Bad Books
I’ve been reading many bad and/or badly written books of late. One by choice, the rest by necessity. I think it was three or four birthdays ago that I vowed I would never do that again.
Speaking of which, I always took it as a mark of a great book—not the only or a necessary mark, but a mark—that it contains certain passages that, because of the vividness of an image, power of an argument, or stylishness of the prose, you remember years later.

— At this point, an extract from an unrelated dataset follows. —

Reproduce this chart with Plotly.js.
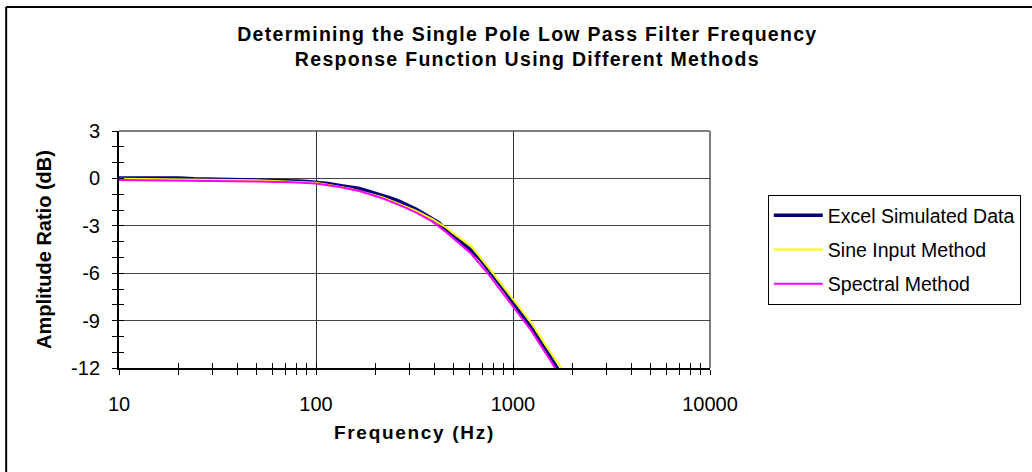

Read them once, they’re with you forever.
Foucault’s opening description of the execution of Damiens the regicide; Arendt’s meditation on the 1957 launching of Sputnik and how it was greeted not as a celebration of human power or the wonder of adventure but as a welcome relief, an opportunity for men and women to at last get off the earth; Lukács’s remarks on how, in contrast to Frederick the Great, who fought his wars in such a way that no one would notice them, the French Revolution turned warfare, and thus consciousness and history, into a mass experience; Sartre’s analysis of the waiter and bad faith; Janet Malcolm’s description of the psychoanalytic encounter as a kind of shadow boxing (she doesn’t use that exact phrase) or her wintry description of her last sessions with Aaron Green (and his claim that what he is doing in psychoanalysis is brain surgery, where the patient one day wakes up with a new mind)—these will always be with me.
So why then do I remember so many bad books? Actually, what I remember about them is less their contents than my reaction to them. Which I guess is the point.